After parking in the official lot, we headed up to the auditorium-like structure and asked another guard if we could take photos of the mosque from here. Once we had the OK, Matt started setting up the tripod and we waited for gaps in traffic to get a clear shot. Shortly after we started shooting, I noticed another guard was walking urgently over to Matt.
I shouted at Matt to hurry and get the shot, as this guy looked like he meant business. I couldn’t hear what he said to Matt, but apparently, he told him “confiscate.” Matt asked why and told him no, as he was just taking photos of the mosque. The guard told him no videos and Matt assured him we were only taking photos and started showing him our pictures. The guard asked what the photos were for, commercial use? We told him no, for personal use (we weren’t taking any product photos there) and after more assurance from Matt he walked away and let us continue. The heat was extreme and we didn’t want to overstay our welcome so after we got a good shot we headed out.

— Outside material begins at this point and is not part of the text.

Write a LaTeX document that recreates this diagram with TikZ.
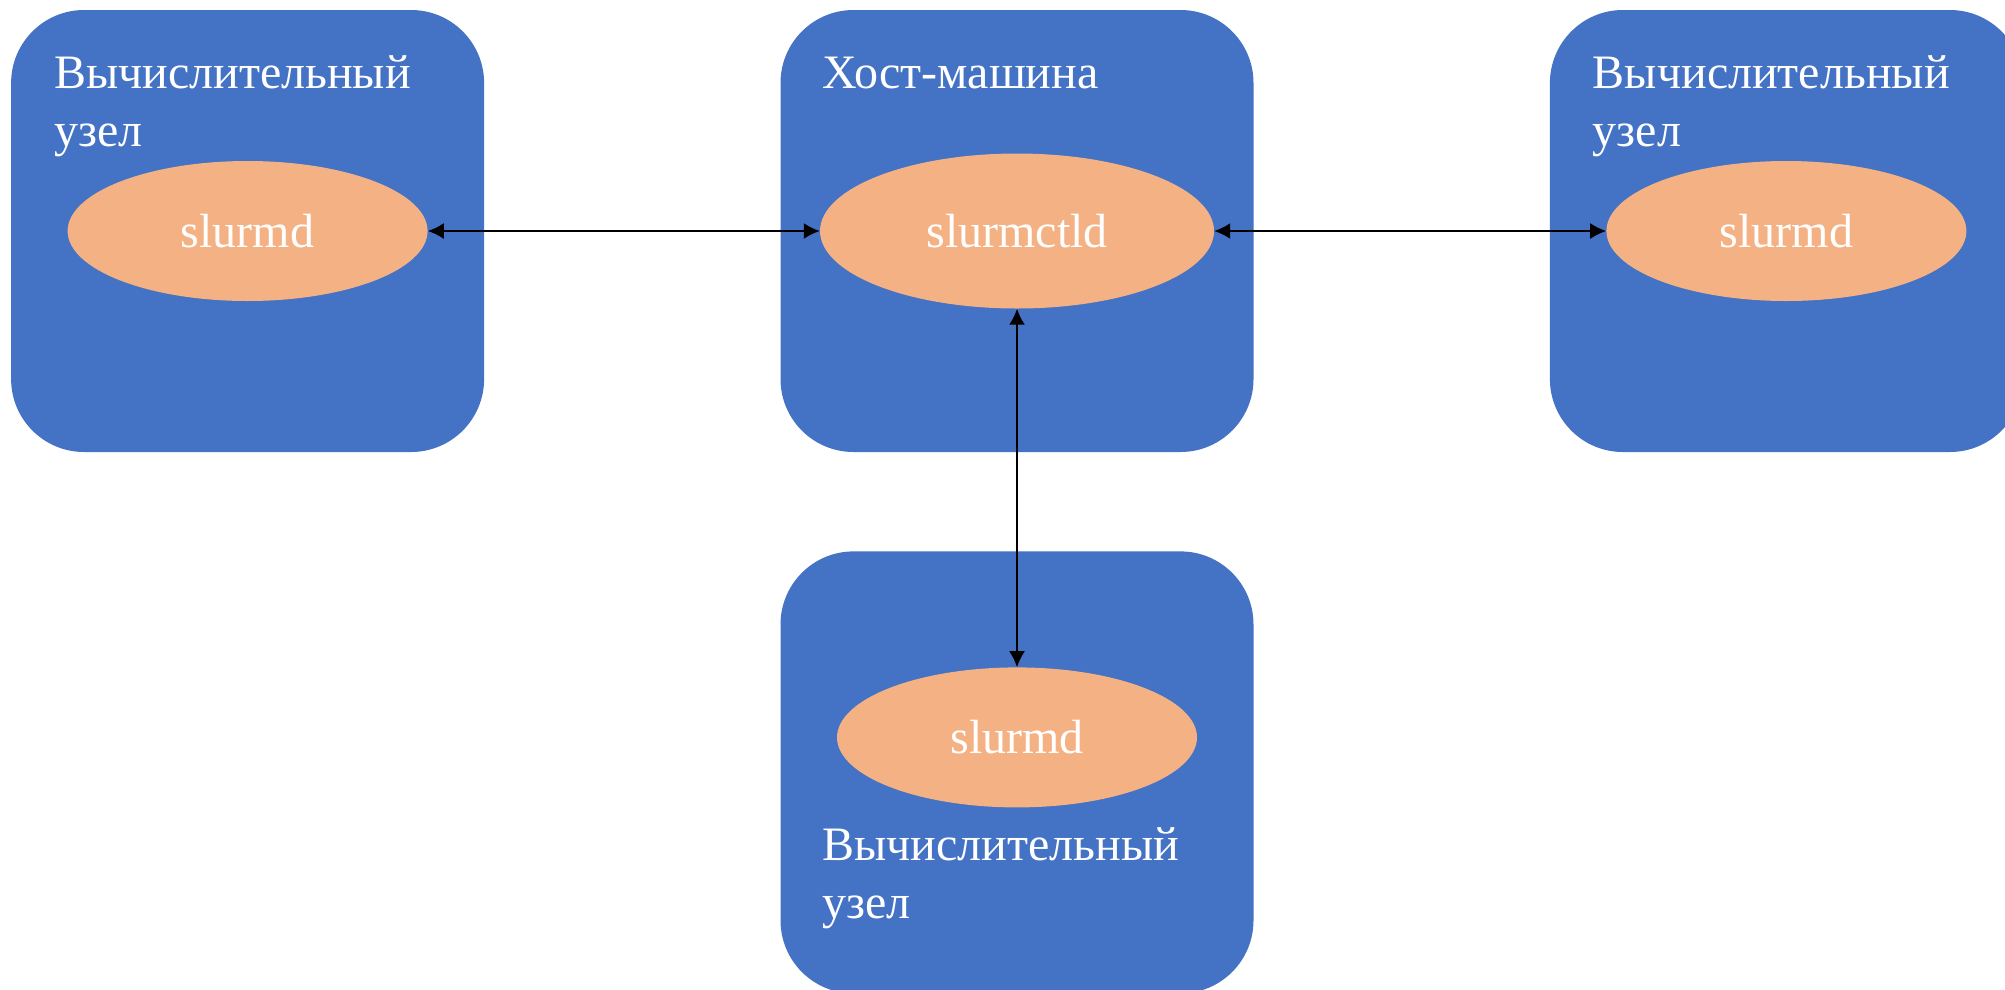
\documentclass[tikz,border=0pt]{standalone}
\usepackage{fontspec}
\setmainfont{Liberation Serif}
\usetikzlibrary{shapes.geometric,arrows.meta,positioning}
\definecolor{nodeblue}{HTML}{4472C4}
\definecolor{daemonorange}{HTML}{F4B183}

\begin{document}
\begin{tikzpicture}[
    x=1pt, y=-1pt,
    machine/.style={rectangle, fill=nodeblue, rounded corners=73pt, minimum width=473pt, minimum height=442pt, inner sep=0pt},
    daemon/.style={ellipse, fill=daemonorange, minimum width=360pt, minimum height=140pt, inner sep=0pt, text=white, font=\fontsize{48}{58}\selectfont},
    title/.style={anchor=base west, inner sep=0pt, align=left, text=white, font=\fontsize{48}{58}\selectfont},
    link/.style={{Latex[length=16pt,width=16pt]}-{Latex[length=16pt,width=16pt]}, line width=2pt}
]
\useasboundingbox (0,0) rectangle (2005,989);

% machines
\node[machine] (host) at (1017,231) {};
\node[machine, left=296pt of host] (nodeL) {};
\node[machine, right=296pt of host] (nodeR) {};
\node[machine, below=99pt of host] (nodeB) {};

% captions (base = last line)
\node[title] (titleH) at ([xshift=42pt,yshift=-79pt]host.north west) {Хост-машина};
\node[title] (titleL) at ([xshift=43pt,yshift=-137pt]nodeL.north west) {Вычислительный\\узел};
\node[title] (titleR) at ([xshift=43pt,yshift=-137pt]nodeR.north west) {Вычислительный\\узел};
\node[title] (titleB) at ([xshift=42pt,yshift=-367pt]nodeB.north west) {Вычислительный\\узел};

% daemons
\node[daemon, minimum width=394pt, minimum height=155pt] (ctld) at (host.center) {slurmctld};
\node[daemon] (slurmdL) at (nodeL.center) {slurmd};
\node[daemon] (slurmdR) at (nodeR.center) {slurmd};
\node[daemon] (slurmdB) at ([yshift=35pt]nodeB.center) {slurmd};

\draw[link] (slurmdL) -- (ctld);
\draw[link] (ctld) -- (slurmdR);
\draw[link] (ctld) -- (slurmdB);

\end{tikzpicture}
\end{document}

We headed into a building to look for a restroom, which turned out to be a museum honoring Emirates military and were directed to another building for the bathroom. I was relieved this one had real toilets! We found out we were at Wahat Al Karama, which literally translates to “oasis of dignity” and is a war memorial to the nation’s soldiers and others who have sacrificed their lives for the country.
Louvre Abu Dhabi
Another big draw to Abu Dhabi for us was visiting the new Louvre. The Louvre Abu Dhabi is an art and civilization museum that opened in November of 2017. One might be familiar with the famous museum of the same name in Paris, which is home to the Mona Lisa among many other famous works of art. The museum in Abu Dhabi marks an unparalleled cultural collaboration between the UAE and France.
The building itself is absolutely gorgeous, with stunning modern architecture. We crossed a pedestrian bridge over water to reach the museum, which is covered by a web patterned dome that filters sunlight through in unique shapes.
The main collection has pieces from all over the world, spanning thousands of years of history. It also aims to bridge art and history from Eastern and Western worlds. We were impressed by both the quantity and quality of the pieces on display, which is apparently constantly growing and evolving. There is also rotating exhibit space that was hosting the exhibit “Japanese Connections: The Birth of Modern Decor” during our visit.